If you grew up speaking English, be glad you did! The English language has so many subtle shades of meaning and idiomatic expressions, that people learning English as a second language have a really tough task. When we anglophones learn a foreign language we get a glimpse into how hard it is to master the intricacies of another language. When we anglophones try to teach our language to non-English speakers, we find many aspects of our language difficult, if not impossible, to explain.

I have made some horrible mistakes in French, German, and Chinese which usually resulted in laughter followed by an explanation. Such experiences are humbling, to say the least, but they have provided great opportunities to laugh at myself and to empathize with my students as they struggle to make themselves understood and as they make funny mistakes themselves. I'm sure that, as people from all over the world converge in Beijing for the Olympics and as they try to use Chinese phrases they've been memorizing, they will make some great mistakes. One of my best mistakes was when I was trying to tell someone I was from America (Mei Guo - roughly pronounced may-gwa) which in Chinese means literally "Beautiful Country." (Keep in mind that Chinese is a tonal language, that is, a change in tone often changes the meaning of the word.) When I pronounced it, though, I got the wrong tone on the second part of the word and said I was from "beautiful melon." I really think that some Chinese people just don't like my tone of voice.

That said, I am posting today some great examples of English mistakes or oddities from other countries. No one country or language is alone in finding English difficult!

English Must Be Difficult...

In a Tokyo Hotel:
Is forbidden to steal hotel towels please. If you are not a person to do such thing is please not to read notis.

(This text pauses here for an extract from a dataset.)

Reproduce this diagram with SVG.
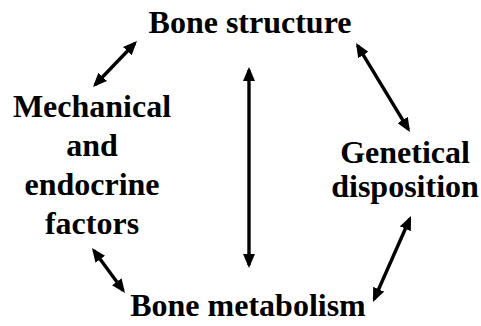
<svg xmlns="http://www.w3.org/2000/svg" width="481" height="326" viewBox="0 0 481 326">
<defs>
<marker id="ah" viewBox="0 0 14 12" refX="11" refY="6" markerWidth="14" markerHeight="12" orient="auto-start-reverse" markerUnits="userSpaceOnUse">
<path d="M0,0 L14,6 L0,12 Z" fill="#000"/>
</marker>
<style>
text{font-family:"Liberation Serif","Times New Roman",serif;font-weight:bold;font-size:32px;fill:#000;text-anchor:middle}
.c line{stroke:#000;stroke-width:3.4;marker-start:url(#ah);marker-end:url(#ah)}
</style>
</defs>
<rect width="481" height="326" fill="#fff"/>
<g id="bone-structure"><text x="250" y="33">Bone structure</text></g>
<g id="mechanical"><text x="92" y="117">Mechanical</text><text x="92" y="156">and</text><text x="92" y="195">endocrine</text><text x="92" y="234">factors</text></g>
<g id="genetical"><text x="405" y="163">Genetical</text><text x="405" y="197">disposition</text></g>
<g id="bone-metabolism"><text x="248" y="316">Bone metabolism</text></g>
<g class="c" id="connectors">
<line x1="95.1" y1="84.8" x2="134.9" y2="43.2"/>
<line x1="249" y1="70" x2="249" y2="265"/>
<line x1="357.6" y1="45.6" x2="408.4" y2="129.4"/>
<line x1="93.8" y1="250.4" x2="123.2" y2="290.6"/>
<line x1="409.8" y1="218.7" x2="374.2" y2="299.3"/>
</g>
</svg>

Instructions in a Belgrade elevator:
To move the cabin, push button for wishing floor. If the cabin should enter more persons, each one should press a number of wishing floor. Driving is then going alphabetically by national order.

A sign in a Bucharest hotel lobby:
The lift is being fixed for the next day. During that time we regret that you will be unbearable.

In a Paris hotel elevator:
Please leave your values at the front desk.

Sign in a hotel in Athens:
Visitors are expected to complain at the office between the hours of 9 and 11 am daily.

In the lobby of a Moscow hotel across the street from a Russian Orthodox monastery:
You are welcome to visit the cemetery where famous Russian and Soviet composers, artists and writers are buried daily except Thursday.

On the menu of a Polish hotel:
Salad a firm's own make
Limpid red beet soup with cheesy dumplings in the form of a finger
Roasted duck let loose
Beef rashers beaten up in the country people's fashion

Outside a Hong Kong tailor shop:
Ladies may have a fit upstairs.

In a Rhodes tailor shop:
Order your summers suit. Because is big rush we will execute customers in strict rotation.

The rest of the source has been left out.